DATA EXCERPT:
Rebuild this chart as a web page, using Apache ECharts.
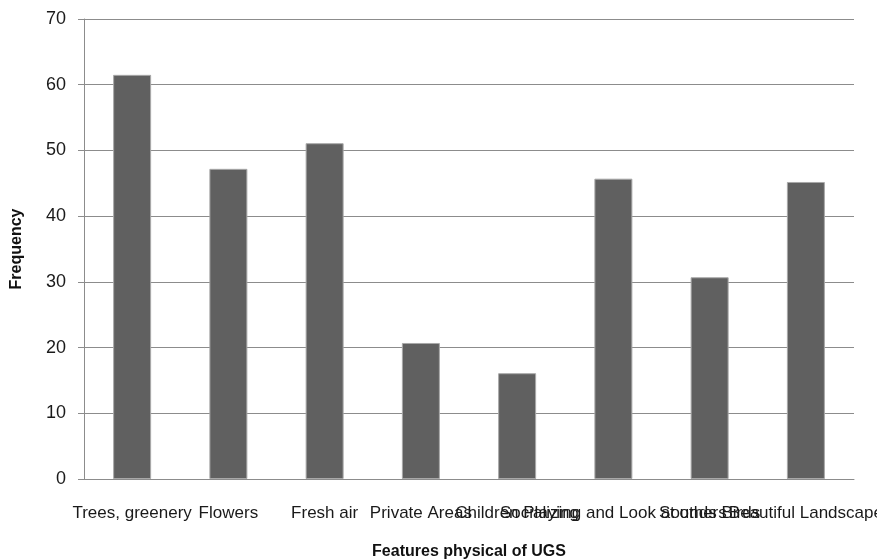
<!DOCTYPE html>
<html>
<head>
<meta charset="utf-8">
<script src="https://cdn.jsdelivr.net/npm/echarts@6/dist/echarts.min.js"></script>
<style>
  html, body { margin: 0; padding: 0; background: #fff; }
  #chart { width: 877px; height: 560px; }
</style>
</head>
<body>
<div id="chart"></div>
<script>
// Physical features of urban green space and how often they were named
const categories = [
  'Trees, greenery', 'Flowers', 'Fresh air', 'Private Areas',
  'Children Playing', 'Socializing and Look at others', 'Sounds Birds', 'Beautiful Landscape'
];
const frequency = [61.5, 47.2, 51.1, 20.7, 16.1, 45.7, 30.7, 45.2];
const yTicks = { min: 0, max: 70, step: 10 };

const font = '"Liberation Sans", Arial, sans-serif';
const chart = echarts.init(document.getElementById('chart'));
chart.setOption({
  animation: false,
  backgroundColor: '#ffffff',
  grid: { left: 84, right: 23, top: 19, bottom: 81, containLabel: false, outerBoundsMode: 'none' },
  xAxis: {
    type: 'category',
    data: categories,
    name: 'Features physical of UGS',
    nameLocation: 'middle',
    nameGap: 65,
    nameTextStyle: { fontFamily: font, fontSize: 16, fontWeight: 'bold', color: '#111' },
    axisLine: { show: true, lineStyle: { color: '#8c8c8c', width: 1 } },
    axisTick: { show: false },
    axisLabel: {
      interval: 0,
      hideOverlap: false,
      margin: 26,
      fontFamily: font,
      fontSize: 17,
      color: '#1a1a1a'
    }
  },
  yAxis: {
    type: 'value',
    min: yTicks.min,
    max: yTicks.max,
    interval: yTicks.step,
    name: 'Frequency',
    nameLocation: 'middle',
    nameGap: 59,
    nameTextStyle: { fontFamily: font, fontSize: 16, fontWeight: 'bold', color: '#111' },
    axisLine: { show: true, lineStyle: { color: '#8c8c8c', width: 1 } },
    axisTick: { show: true, length: 6, lineStyle: { color: '#8c8c8c' } },
    axisLabel: { margin: 18, fontFamily: font, fontSize: 18, color: '#1a1a1a' },
    splitLine: { show: true, lineStyle: { color: '#8c8c8c', width: 1 } }
  },
  series: [{
    type: 'bar',
    data: frequency,
    barWidth: 38,
    itemStyle: { color: '#606060', borderColor: '#a8a8a8', borderWidth: 1 }
  }]
});
</script>
</body>
</html>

WHAT THIS TASK INVOLVES:
Please transcribe the material above exactly as written. Leave the pictures out.

COMPLETE RESPONSE:
Rebuild this chart as a web page, using Apache ECharts.
<!DOCTYPE html>
<html>
<head>
<meta charset="utf-8">
<script src="https://cdn.jsdelivr.net/npm/echarts@6/dist/echarts.min.js"></script>
<style>
  html, body { margin: 0; padding: 0; background: #fff; }
  #chart { width: 877px; height: 560px; }
</style>
</head>
<body>
<div id="chart"></div>
<script>
// Physical features of urban green space and how often they were named
const categories = [
  'Trees, greenery', 'Flowers', 'Fresh air', 'Private Areas',
  'Children Playing', 'Socializing and Look at others', 'Sounds Birds', 'Beautiful Landscape'
];
const frequency = [61.5, 47.2, 51.1, 20.7, 16.1, 45.7, 30.7, 45.2];
const yTicks = { min: 0, max: 70, step: 10 };

const font = '"Liberation Sans", Arial, sans-serif';
const chart = echarts.init(document.getElementById('chart'));
chart.setOption({
  animation: false,
  backgroundColor: '#ffffff',
  grid: { left: 84, right: 23, top: 19, bottom: 81, containLabel: false, outerBoundsMode: 'none' },
  xAxis: {
    type: 'category',
    data: categories,
    name: 'Features physical of UGS',
    nameLocation: 'middle',
    nameGap: 65,
    nameTextStyle: { fontFamily: font, fontSize: 16, fontWeight: 'bold', color: '#111' },
    axisLine: { show: true, lineStyle: { color: '#8c8c8c', width: 1 } },
    axisTick: { show: false },
    axisLabel: {
      interval: 0,
      hideOverlap: false,
      margin: 26,
      fontFamily: font,
      fontSize: 17,
      color: '#1a1a1a'
    }
  },
  yAxis: {
    type: 'value',
    min: yTicks.min,
    max: yTicks.max,
    interval: yTicks.step,
    name: 'Frequency',
    nameLocation: 'middle',
    nameGap: 59,
    nameTextStyle: { fontFamily: font, fontSize: 16, fontWeight: 'bold', color: '#111' },
    axisLine: { show: true, lineStyle: { color: '#8c8c8c', width: 1 } },
    axisTick: { show: true, length: 6, lineStyle: { color: '#8c8c8c' } },
    axisLabel: { margin: 18, fontFamily: font, fontSize: 18, color: '#1a1a1a' },
    splitLine: { show: true, lineStyle: { color: '#8c8c8c', width: 1 } }
  },
  series: [{
    type: 'bar',
    data: frequency,
    barWidth: 38,
    itemStyle: { color: '#606060', borderColor: '#a8a8a8', borderWidth: 1 }
  }]
});
</script>
</body>
</html>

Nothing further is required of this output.